Quantifying landscape-water quality nexus and predicting water quality under alternative planning scenarios using machine learning approaches

Investigating the relationships between landscape characteristics and stream water quality is important to inform effective water quality management strategies. One difficulty in quantifying the landscape-water quality nexus is that the non-linear behavior of ecosystem cannot be efficiently modeled by the conventional linear models. Machine learning algorithms are therefore promising to reveal the complicated interactions between landscape characteristics and stream water quality.

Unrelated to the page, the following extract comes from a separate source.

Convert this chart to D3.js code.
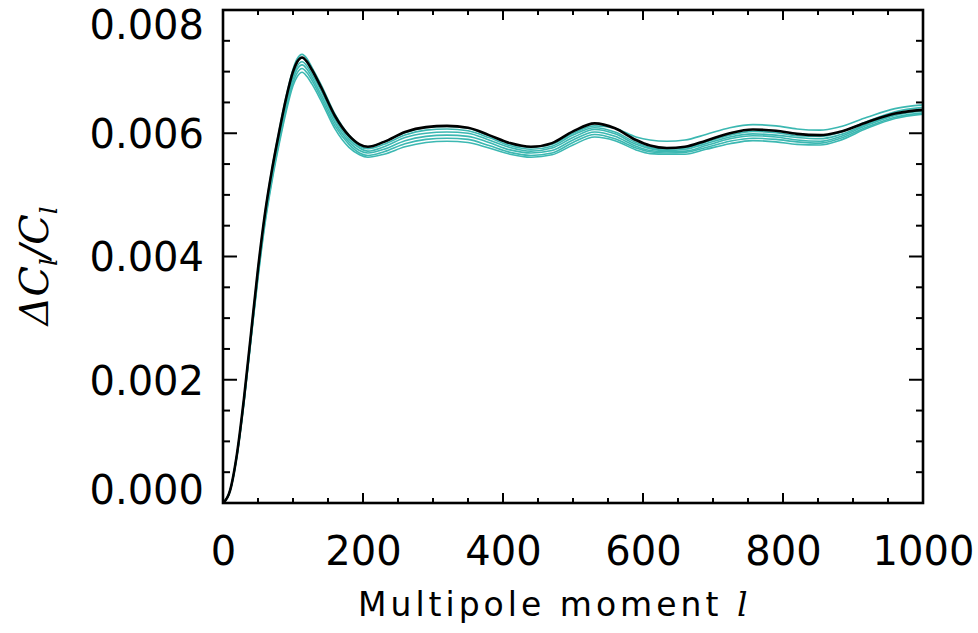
<!DOCTYPE html>
<html>
<head>
<meta charset="utf-8">
<script src="https://cdn.jsdelivr.net/npm/d3@7"></script>
<style>
  html, body { margin: 0; padding: 0; background: #fff; }
  svg { display: block; }
</style>
</head>
<body>
<svg id="chart" width="978" height="633"></svg>
<script>
// ---- data ----
const multipoles = [0,10,20,30,40,50,60,70,80,90,100,106,113,120,127,140,160,180,195,207,230,260,290,320,350,380,410,440,470,500,531,560,590,610,634,660,690,724,757,790,820,853,880,920,960,1000];

const fiducial = [0,0.00020,0.00080,0.00170,0.00275,0.00380,0.00470,0.00541,0.00601,0.00656,0.00700,0.00716,0.00723,0.00716,0.00703,0.00675,0.00628,0.00596,0.00582,0.00578,
  0.00586,0.00602,0.00610,0.00612,0.00609,0.00597,0.00584,0.00578,0.00584,0.00603,0.00616,0.00608,0.00589,0.00580,0.00576,0.00578,0.00588,0.00600,0.00606,0.00604,0.00599,0.00597,0.00602,0.00618,0.00632,0.00638];

const model1 = [0,0.00020,0.00080,0.00170,0.00275,0.00380,0.00471,0.00543,0.00604,0.00659,0.00704,0.00721,0.00728,0.00721,0.00707,0.00679,0.00631,0.00597,0.00582,0.00578,
  0.00586,0.00601,0.00609,0.00611,0.00608,0.00596,0.00583,0.00577,0.00582,0.00600,0.00612,0.00608,0.00594,0.00589,0.00587,0.00589,0.00598,0.00609,0.00614,0.00612,0.00607,0.00605,0.00610,0.00626,0.00640,0.00646];
const model2 = [0,0.00020,0.00079,0.00169,0.00273,0.00377,0.00467,0.00538,0.00599,0.00654,0.00699,0.00715,0.00722,0.00715,0.00702,0.00674,0.00626,0.00594,0.00579,0.00575,
  0.00582,0.00597,0.00605,0.00607,0.00604,0.00593,0.00580,0.00574,0.00579,0.00597,0.00609,0.00602,0.00585,0.00577,0.00574,0.00576,0.00586,0.00597,0.00603,0.00601,0.00596,0.00595,0.00601,0.00619,0.00635,0.00642];
const model3 = [0,0.00020,0.00079,0.00167,0.00271,0.00374,0.00464,0.00534,0.00594,0.00649,0.00693,0.00709,0.00716,0.00709,0.00696,0.00669,0.00622,0.00590,0.00576,0.00571,
  0.00578,0.00593,0.00600,0.00602,0.00600,0.00589,0.00577,0.00571,0.00576,0.00593,0.00606,0.00599,0.00582,0.00575,0.00572,0.00574,0.00583,0.00594,0.00599,0.00597,0.00593,0.00591,0.00597,0.00615,0.00631,0.00638];
const model4 = [0,0.00020,0.00078,0.00166,0.00269,0.00371,0.00460,0.00530,0.00590,0.00644,0.00688,0.00704,0.00711,0.00704,0.00691,0.00663,0.00617,0.00586,0.00572,0.00568,
  0.00574,0.00588,0.00595,0.00597,0.00595,0.00585,0.00573,0.00568,0.00572,0.00589,0.00602,0.00595,0.00579,0.00572,0.00570,0.00571,0.00580,0.00591,0.00596,0.00594,0.00589,0.00587,0.00594,0.00613,0.00629,0.00636];
const model5 = [0,0.00019,0.00077,0.00165,0.00267,0.00368,0.00457,0.00526,0.00585,0.00639,0.00682,0.00698,0.00705,0.00698,0.00686,0.00658,0.00612,0.00582,0.00568,0.00564,
  0.00570,0.00583,0.00590,0.00592,0.00590,0.00580,0.00569,0.00564,0.00568,0.00585,0.00598,0.00591,0.00576,0.00570,0.00568,0.00569,0.00577,0.00587,0.00592,0.00590,0.00586,0.00584,0.00591,0.00610,0.00626,0.00633];
const model6 = [0,0.00019,0.00077,0.00163,0.00265,0.00365,0.00453,0.00522,0.00581,0.00634,0.00677,0.00692,0.00699,0.00692,0.00680,0.00653,0.00607,0.00577,0.00565,0.00561,
  0.00566,0.00578,0.00585,0.00587,0.00585,0.00576,0.00566,0.00561,0.00565,0.00581,0.00594,0.00588,0.00573,0.00567,0.00566,0.00566,0.00574,0.00583,0.00588,0.00586,0.00582,0.00581,0.00588,0.00608,0.00624,0.00631];

const xTickValues = [0,200,400,600,800,1000];
const xTickLabels = ["0","200","400","600","800","1000"];
const yTickValues = [0,0.002,0.004,0.006,0.008];
const yTickLabels = ["0.000","0.002","0.004","0.006","0.008"];
const xMinorStep = 50;
const yMinorStep = 0.0005;

// ---- layout ----
const svg = d3.select("#chart");
const L = 223, R = 923, T = 10, B = 503;
const x = d3.scaleLinear().domain([0, 1000]).range([L, R]);
const y = d3.scaleLinear().domain([0, 0.008]).range([B, T]);

const tealColor = "#3cb8b2";
const tickFont = "'DejaVu Sans', sans-serif";

svg.append("clipPath").attr("id", "plotclip")
  .append("rect").attr("x", L).attr("y", T).attr("width", R - L).attr("height", B - T);

const line = d3.line()
  .x((d, i) => x(multipoles[i]))
  .y(d => y(d))
  .curve(d3.curveMonotoneX);

const g = svg.append("g").attr("clip-path", "url(#plotclip)");
[model6, model5, model4, model3, model2, model1].forEach(s => {
  g.append("path").attr("d", line(s))
    .attr("fill", "none").attr("stroke", tealColor).attr("stroke-width", 1.6);
});
g.append("path").attr("d", line(fiducial))
  .attr("fill", "none").attr("stroke", "#000").attr("stroke-width", 2.6);

// ---- ticks (inside, all four sides) ----
const xMinor = d3.range(0, 1000 + 1e-9, xMinorStep);
const yMinor = d3.range(0, 0.008 + 1e-12, yMinorStep);
const tg = svg.append("g").attr("stroke", "#000").attr("stroke-width", 2);
xMinor.forEach(v => {
  const major = xTickValues.some(t => Math.abs(t - v) < 1e-6);
  const len = major ? 10 : 5;
  tg.append("line").attr("x1", x(v)).attr("x2", x(v)).attr("y1", B).attr("y2", B - len);
  tg.append("line").attr("x1", x(v)).attr("x2", x(v)).attr("y1", T).attr("y2", T + len);
});
yMinor.forEach(v => {
  const major = yTickValues.some(t => Math.abs(t - v) < 1e-9);
  const len = major ? 14 : 7;
  tg.append("line").attr("y1", y(v)).attr("y2", y(v)).attr("x1", L).attr("x2", L + len);
  tg.append("line").attr("y1", y(v)).attr("y2", y(v)).attr("x1", R).attr("x2", R - len);
});

// frame
svg.append("rect").attr("x", L).attr("y", T).attr("width", R - L).attr("height", B - T)
  .attr("fill", "none").attr("stroke", "#000").attr("stroke-width", 2.6);

// ---- tick labels ----
const xAxis = d3.axisBottom(x).tickValues(xTickValues).tickFormat((d, i) => xTickLabels[i]).tickSize(0).tickPadding(0);
const xa = svg.append("g").attr("transform", `translate(0,${B})`).call(xAxis);
xa.select(".domain").remove();
xa.selectAll("text").attr("font-family", tickFont).attr("font-size", 40).attr("fill", "#000")
  .attr("dy", null).attr("y", 62);

const yAxis = d3.axisLeft(y).tickValues(yTickValues).tickFormat((d, i) => yTickLabels[i]).tickSize(0).tickPadding(0);
const ya = svg.append("g").attr("transform", `translate(${L - 19},0)`).call(yAxis);
ya.select(".domain").remove();
ya.selectAll("text").attr("font-family", tickFont).attr("font-size", 40).attr("fill", "#000")
  .attr("dy", (d, i) => i === 0 ? "-0.0em" : (i === yTickValues.length - 1 ? "0.72em" : "0.36em"));

// ---- axis titles ----
const xt = svg.append("text").attr("x", 358).attr("y", 616).attr("text-anchor", "start")
  .attr("font-family", tickFont).attr("font-size", 33).attr("fill", "#000").attr("letter-spacing", 4);
xt.append("tspan").text("Multipole moment ");
xt.append("tspan").attr("font-family", "'DejaVu Serif', serif").attr("font-style", "italic").text("l");

const yt = svg.append("text").attr("transform", "translate(48,266) rotate(-90)")
  .attr("text-anchor", "middle").attr("font-family", "'DejaVu Serif', serif")
  .attr("font-style", "italic").attr("font-size", 40).attr("fill", "#000");
yt.append("tspan").text("ΔC");
yt.append("tspan").attr("font-size", 24).attr("dy", 9).text("l");
yt.append("tspan").attr("dy", -9).text("/C");
yt.append("tspan").attr("font-size", 24).attr("dy", 9).text("l");
</script>
</body>
</html>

The study site is Texas Gulf Region with the drainage area of 171, 000 square miles. 1353 water quality monitoring stations are located in the region where the water quality data including Total Suspended Solid (TSS), Dissolved Oxygen (DO), Total Phosphorous (TP), Nitrate (NO3^--N) and E.coli concentration in 2011 were obtained. Landscape attributes and control variables including land cover, landscape metrics, terrain variables, climatic variables, soil variables and population variables were used to predict stream water quality. First, the most influential factors on stream water quality were acquired using lasso regression, and the spatial-varying relationship between the key landscape factors and stream water quality was quantified through Geographically Weighted Regression (GWR). Second, random forest (RF) regression were used to predict stream water quality with all the relevant factors. Third, the trained RF predicting models were applied to evaluate stream water quality under four alternative planning scenarios in The Woodlands, Texas, including sprawled low density development, compact low density development, sprawled high density development and compact high density development.

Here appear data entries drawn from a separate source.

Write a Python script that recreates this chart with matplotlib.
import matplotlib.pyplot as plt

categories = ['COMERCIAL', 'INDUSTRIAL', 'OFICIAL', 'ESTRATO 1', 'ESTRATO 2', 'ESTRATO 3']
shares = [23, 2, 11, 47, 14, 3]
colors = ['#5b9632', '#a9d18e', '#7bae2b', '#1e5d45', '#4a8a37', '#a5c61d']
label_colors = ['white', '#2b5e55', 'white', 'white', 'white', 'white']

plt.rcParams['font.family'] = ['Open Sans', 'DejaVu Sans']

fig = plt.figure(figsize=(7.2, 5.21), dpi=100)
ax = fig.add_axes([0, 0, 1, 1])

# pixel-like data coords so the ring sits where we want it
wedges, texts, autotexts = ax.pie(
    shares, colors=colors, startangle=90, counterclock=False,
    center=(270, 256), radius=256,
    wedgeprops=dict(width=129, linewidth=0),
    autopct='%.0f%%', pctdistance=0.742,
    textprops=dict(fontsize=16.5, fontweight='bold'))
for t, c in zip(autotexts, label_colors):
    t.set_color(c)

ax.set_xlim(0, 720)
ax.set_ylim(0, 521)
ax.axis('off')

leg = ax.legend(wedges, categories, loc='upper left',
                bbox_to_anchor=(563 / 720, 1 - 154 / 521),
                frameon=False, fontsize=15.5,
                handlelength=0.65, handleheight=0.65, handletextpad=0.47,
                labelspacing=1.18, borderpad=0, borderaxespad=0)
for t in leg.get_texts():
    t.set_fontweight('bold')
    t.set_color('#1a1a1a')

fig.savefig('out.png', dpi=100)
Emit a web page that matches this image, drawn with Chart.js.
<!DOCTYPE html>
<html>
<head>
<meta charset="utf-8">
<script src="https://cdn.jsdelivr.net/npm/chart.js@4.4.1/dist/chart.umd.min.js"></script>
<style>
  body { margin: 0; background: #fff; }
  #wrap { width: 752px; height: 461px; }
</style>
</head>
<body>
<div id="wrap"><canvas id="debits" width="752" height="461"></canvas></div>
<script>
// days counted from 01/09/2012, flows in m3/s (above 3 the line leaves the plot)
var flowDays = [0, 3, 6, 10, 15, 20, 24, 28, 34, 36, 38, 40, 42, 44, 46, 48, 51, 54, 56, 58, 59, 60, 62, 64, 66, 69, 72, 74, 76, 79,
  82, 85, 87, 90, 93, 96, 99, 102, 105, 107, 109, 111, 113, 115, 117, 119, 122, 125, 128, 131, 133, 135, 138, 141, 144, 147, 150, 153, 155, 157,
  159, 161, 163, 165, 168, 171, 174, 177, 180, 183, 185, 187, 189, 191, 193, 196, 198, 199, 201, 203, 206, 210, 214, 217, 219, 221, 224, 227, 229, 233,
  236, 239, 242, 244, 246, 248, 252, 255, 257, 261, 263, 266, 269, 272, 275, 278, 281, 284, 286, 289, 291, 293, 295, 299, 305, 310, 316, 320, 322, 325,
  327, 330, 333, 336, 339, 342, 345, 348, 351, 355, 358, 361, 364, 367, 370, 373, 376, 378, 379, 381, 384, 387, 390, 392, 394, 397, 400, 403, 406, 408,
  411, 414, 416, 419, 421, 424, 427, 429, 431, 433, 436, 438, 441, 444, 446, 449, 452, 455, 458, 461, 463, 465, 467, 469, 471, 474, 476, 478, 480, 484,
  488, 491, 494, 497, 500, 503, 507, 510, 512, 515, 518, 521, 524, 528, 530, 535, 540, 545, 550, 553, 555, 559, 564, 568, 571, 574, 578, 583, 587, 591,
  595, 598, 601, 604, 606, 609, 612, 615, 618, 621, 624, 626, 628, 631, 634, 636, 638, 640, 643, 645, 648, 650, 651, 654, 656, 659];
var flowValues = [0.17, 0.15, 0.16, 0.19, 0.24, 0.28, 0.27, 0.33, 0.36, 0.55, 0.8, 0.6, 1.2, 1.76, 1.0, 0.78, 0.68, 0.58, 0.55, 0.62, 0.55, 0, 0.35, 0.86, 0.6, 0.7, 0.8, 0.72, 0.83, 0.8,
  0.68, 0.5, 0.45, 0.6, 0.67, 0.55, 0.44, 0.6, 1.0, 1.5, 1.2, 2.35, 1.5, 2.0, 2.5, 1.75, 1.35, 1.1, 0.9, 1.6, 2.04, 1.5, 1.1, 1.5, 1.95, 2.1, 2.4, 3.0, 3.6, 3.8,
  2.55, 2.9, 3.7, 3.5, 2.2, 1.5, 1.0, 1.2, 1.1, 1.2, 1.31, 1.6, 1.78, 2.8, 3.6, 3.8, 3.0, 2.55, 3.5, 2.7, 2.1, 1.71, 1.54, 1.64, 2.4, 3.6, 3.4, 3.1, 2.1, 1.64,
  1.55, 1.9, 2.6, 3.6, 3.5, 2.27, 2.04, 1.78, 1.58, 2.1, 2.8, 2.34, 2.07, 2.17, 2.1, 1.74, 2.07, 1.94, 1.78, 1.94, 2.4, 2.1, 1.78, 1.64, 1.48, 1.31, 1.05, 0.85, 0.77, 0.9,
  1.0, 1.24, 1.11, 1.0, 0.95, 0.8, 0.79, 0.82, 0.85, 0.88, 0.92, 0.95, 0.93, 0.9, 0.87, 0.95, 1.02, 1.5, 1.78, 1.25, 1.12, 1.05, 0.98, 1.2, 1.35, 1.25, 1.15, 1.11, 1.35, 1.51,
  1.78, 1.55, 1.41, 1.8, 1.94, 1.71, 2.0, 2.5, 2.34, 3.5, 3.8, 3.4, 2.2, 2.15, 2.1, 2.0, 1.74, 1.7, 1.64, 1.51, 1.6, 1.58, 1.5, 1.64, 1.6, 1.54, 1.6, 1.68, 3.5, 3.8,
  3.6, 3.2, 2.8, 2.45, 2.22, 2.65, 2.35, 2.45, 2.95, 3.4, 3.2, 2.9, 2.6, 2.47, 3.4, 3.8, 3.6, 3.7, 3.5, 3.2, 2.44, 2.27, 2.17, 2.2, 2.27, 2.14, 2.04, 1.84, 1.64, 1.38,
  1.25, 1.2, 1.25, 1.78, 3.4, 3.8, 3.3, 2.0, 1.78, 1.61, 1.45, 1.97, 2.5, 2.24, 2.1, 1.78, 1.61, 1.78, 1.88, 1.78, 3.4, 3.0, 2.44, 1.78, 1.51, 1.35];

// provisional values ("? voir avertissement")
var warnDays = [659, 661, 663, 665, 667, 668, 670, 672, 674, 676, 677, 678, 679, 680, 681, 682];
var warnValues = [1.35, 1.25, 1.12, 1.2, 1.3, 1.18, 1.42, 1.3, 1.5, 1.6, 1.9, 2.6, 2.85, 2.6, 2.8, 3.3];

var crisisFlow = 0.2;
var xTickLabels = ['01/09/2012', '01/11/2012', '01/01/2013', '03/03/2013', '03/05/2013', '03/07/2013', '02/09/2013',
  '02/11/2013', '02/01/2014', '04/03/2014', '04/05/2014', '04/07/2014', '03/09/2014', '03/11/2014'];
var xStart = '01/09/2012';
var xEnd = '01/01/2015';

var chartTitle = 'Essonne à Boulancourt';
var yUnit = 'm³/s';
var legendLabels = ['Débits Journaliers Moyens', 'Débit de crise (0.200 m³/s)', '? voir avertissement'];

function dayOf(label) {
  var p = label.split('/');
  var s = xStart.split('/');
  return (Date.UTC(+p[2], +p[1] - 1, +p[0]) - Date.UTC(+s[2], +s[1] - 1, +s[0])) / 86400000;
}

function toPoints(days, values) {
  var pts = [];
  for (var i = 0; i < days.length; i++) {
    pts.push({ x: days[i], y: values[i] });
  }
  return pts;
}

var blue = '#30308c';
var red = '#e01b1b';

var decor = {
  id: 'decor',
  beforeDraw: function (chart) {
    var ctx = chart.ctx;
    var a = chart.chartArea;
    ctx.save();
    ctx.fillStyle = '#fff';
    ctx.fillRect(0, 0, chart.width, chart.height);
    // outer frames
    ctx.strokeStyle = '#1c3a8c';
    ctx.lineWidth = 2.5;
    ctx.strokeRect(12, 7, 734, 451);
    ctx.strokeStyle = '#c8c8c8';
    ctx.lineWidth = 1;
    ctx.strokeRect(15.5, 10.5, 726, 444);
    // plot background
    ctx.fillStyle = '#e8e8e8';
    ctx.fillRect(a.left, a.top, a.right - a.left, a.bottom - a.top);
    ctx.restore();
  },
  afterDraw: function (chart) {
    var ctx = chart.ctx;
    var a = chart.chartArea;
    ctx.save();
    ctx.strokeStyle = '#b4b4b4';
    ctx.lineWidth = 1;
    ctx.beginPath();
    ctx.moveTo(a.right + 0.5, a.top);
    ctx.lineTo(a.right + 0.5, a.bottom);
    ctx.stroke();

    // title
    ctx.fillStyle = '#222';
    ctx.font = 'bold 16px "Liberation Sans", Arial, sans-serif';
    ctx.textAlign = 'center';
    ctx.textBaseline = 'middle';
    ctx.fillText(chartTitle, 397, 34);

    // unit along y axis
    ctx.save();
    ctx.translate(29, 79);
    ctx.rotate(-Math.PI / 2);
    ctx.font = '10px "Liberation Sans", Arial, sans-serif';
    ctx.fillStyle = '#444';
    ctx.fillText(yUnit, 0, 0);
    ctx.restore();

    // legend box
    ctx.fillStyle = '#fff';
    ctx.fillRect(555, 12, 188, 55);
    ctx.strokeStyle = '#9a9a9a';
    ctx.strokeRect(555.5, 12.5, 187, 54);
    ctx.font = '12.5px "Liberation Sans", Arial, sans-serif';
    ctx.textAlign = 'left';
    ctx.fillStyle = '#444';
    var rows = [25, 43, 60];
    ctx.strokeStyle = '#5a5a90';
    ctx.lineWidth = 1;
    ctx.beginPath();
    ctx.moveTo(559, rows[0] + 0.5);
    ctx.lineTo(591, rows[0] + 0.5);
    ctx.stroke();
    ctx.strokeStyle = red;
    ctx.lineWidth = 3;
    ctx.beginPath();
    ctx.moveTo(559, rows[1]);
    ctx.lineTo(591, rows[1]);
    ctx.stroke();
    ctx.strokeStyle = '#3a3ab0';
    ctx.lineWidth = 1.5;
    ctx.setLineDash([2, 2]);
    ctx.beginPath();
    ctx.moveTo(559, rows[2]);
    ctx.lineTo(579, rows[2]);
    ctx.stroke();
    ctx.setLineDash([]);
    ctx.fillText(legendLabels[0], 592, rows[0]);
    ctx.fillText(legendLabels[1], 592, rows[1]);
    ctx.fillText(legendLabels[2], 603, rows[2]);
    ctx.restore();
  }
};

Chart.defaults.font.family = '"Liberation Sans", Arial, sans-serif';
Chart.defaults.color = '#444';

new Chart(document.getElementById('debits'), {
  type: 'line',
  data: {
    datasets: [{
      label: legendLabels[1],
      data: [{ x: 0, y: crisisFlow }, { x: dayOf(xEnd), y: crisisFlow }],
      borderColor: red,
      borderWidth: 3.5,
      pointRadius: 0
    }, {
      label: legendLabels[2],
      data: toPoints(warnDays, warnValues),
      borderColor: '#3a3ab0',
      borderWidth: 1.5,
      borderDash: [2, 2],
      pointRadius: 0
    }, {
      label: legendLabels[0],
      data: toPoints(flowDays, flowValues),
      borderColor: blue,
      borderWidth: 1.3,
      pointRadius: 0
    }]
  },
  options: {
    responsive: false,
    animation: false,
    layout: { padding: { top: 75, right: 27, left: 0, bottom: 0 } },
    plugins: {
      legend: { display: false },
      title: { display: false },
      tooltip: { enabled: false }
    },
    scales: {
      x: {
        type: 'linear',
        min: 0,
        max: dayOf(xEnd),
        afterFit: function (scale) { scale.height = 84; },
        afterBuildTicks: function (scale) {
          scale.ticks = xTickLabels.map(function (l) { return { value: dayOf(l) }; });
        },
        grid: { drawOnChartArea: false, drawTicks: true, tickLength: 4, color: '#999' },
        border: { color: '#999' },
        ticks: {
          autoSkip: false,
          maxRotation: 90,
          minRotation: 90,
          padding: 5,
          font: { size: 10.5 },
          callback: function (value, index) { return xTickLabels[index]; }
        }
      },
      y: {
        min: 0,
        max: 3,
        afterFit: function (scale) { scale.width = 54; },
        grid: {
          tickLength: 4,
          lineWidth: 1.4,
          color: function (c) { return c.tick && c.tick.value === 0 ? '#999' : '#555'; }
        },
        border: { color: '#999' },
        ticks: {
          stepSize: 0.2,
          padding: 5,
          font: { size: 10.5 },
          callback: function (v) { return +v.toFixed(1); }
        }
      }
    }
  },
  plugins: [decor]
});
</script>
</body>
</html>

The results showed that the key impact factors on TP concentration were the presence of hydro soil group D, temperature, population, slope, the total area of shrub, the percentages of medium-density development, planted, water, and forest areas. The R² of the TP GWR model was 0.54, with the model performance better in the coastal suburban areas. Using RF regression, the R² was 0.65 in the test set to predict TP concentration with 34 landscape characteristics. The compact high density development was recommended to protect healthy water environment as indicated by the scenario analysis.